When people communicate, they do so with far more than words. There are myriad non-verbal cues, from facial expressions to vocal variants to tonality. Because it comes so naturally to us, we don’t really appreciate how difficult communication is without these contextual indicators.
That’s where semantic search comes in. On a larger scale, semantic analysis is a process intended to make a topic or search result easier for artificial intelligence to process and understand certain concepts or ideas. In search, its applications are very similar.
Modern search engines are all about intent. They seek to understand not just the words a user has typed, but why they’ve typed them. But how exactly is this connected to semantics, and how can you apply that to your website.
Semantic search represents these efforts, generating results by understanding intent, context, and connections. It can be broken down into two primary concepts — semantic mapping and semantic coding. We’ll provide an overview of each.
Semantic mapping involves visualization of the connections between words, phrases, concepts, and entities. This is best exemplified by Schema, a semantic markup system created via a collaboration between Google. Microsoft, Yahoo, and Yandex. By analyzing the context of a search and how it may apply to different entities — something most of us largely do subconsciously — semantic mapping helps create richer, more relevant search results, especially where voice search is concerned.

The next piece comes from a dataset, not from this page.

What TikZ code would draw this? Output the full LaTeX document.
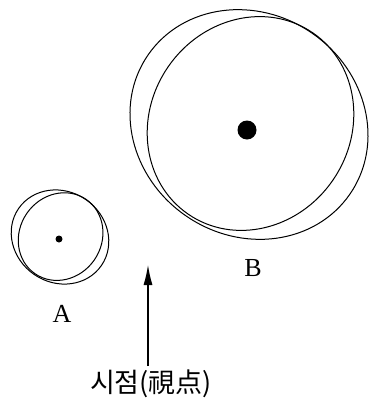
\documentclass[tikz,border=0pt]{standalone}
\usepackage{fontspec}
\setmainfont{Liberation Serif}
\newfontfamily\krfont{Noto Sans CJK KR}
\usetikzlibrary{arrows.meta}
\begin{document}
\begin{tikzpicture}[x=1pt,y=-1pt,
  ring/.style={line width=1pt},
  lab/.style={font=\fontsize{26}{26}\selectfont, inner sep=0pt},
  dotmark/.style={circle, fill=black, inner sep=0pt}]
\useasboundingbox (0,0) rectangle (368,402);
% body B
\draw[ring] (250.5,123.5) ellipse[x radius=110, y radius=100, rotate=55.5];
\draw[ring] (249,124.5) ellipse[x radius=122.6, y radius=111, rotate=-34.5];
% body A
\begin{scope}[shift={(60,237)}, scale=0.41]
  \draw[ring] (1.5,-1) ellipse[x radius=110, y radius=100, rotate=55.5];
  \draw[ring] (0,0) ellipse[x radius=122.6, y radius=111, rotate=-34.5];
\end{scope}
\node[dotmark, minimum size=19pt] (dotB) at (247,130) {};
\node[dotmark, minimum size=7pt] (dotA) at (59,239) {};
\node[lab] (labA) at (62,314) {A};
\node[lab] (labB) at (253,268) {B};
\node[font=\krfont\fontsize{27}{27}\selectfont, inner sep=0pt] (vp) at (151,384) {시점(視点)};
\coordinate (tip) at (148,265);
\coordinate (base) at (148,366);
\draw[line width=1.1pt, -{Latex[length=20pt,width=9pt]}] (base) -- (tip);
\end{tikzpicture}
\end{document}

Imagine, for instance, you’re searching for a mall. As a user, you’re likely looking for directions to the mall, or the hours/location of a particular mall within your city. A search engine will account for this, and deliver results based on your perceived intent.
The search engine understands a few things in this regard.
- A mall is a place.
- You as a user are probably looking for a mall within your location.
- How your recent search history plays into what you’re currently looking for.
- How certain qualifiers (near me, hours, size, etc.) influence intent.
These are all contextual elements that we take for granted because we don’t really need to stop and think about them. Search engines do. AI isn’t as formidable as the media might have you believe and requires constant guidance, learning, and information in order to grow and improve.
If semantic mapping is the foundation of semantic search, semantic coding is the application to a website. It explains to a search engine what entities, concepts, and information can be found on a particular page. This allows more efficient, effective indexing of the website, and helps a search engine better-determine if a website matches a user’s intent.
With semantic coding, a search engine understands not only what a particular web page says, but also the meaning behind those words.
Typically, semantic coding is applied via HTML. Don’t worry if you aren’t particularly experienced in that regard. Most content management systems like WordPress offer plugins that take care of the heavy lifting involved with Schema markup, and there are also professional solutions such as Schema App.
Google also provides a structured data markup helper that basically provides you with a step-by-step process for adding semantic coding to your site, and a structured data testing tool to make sure you’ve added everything properly.
The Power of Semantic Search
Can you still drive traffic to your website without using Schema? Certainly. But why would you? The easier you make your content for search engines to understand, the better that content will perform.
And at the time of writing, remarkably few brands are leveraging semantic coding. This means that using it will likely give you a considerable advantage over your competitors. And the value of such an advantage cannot be understated.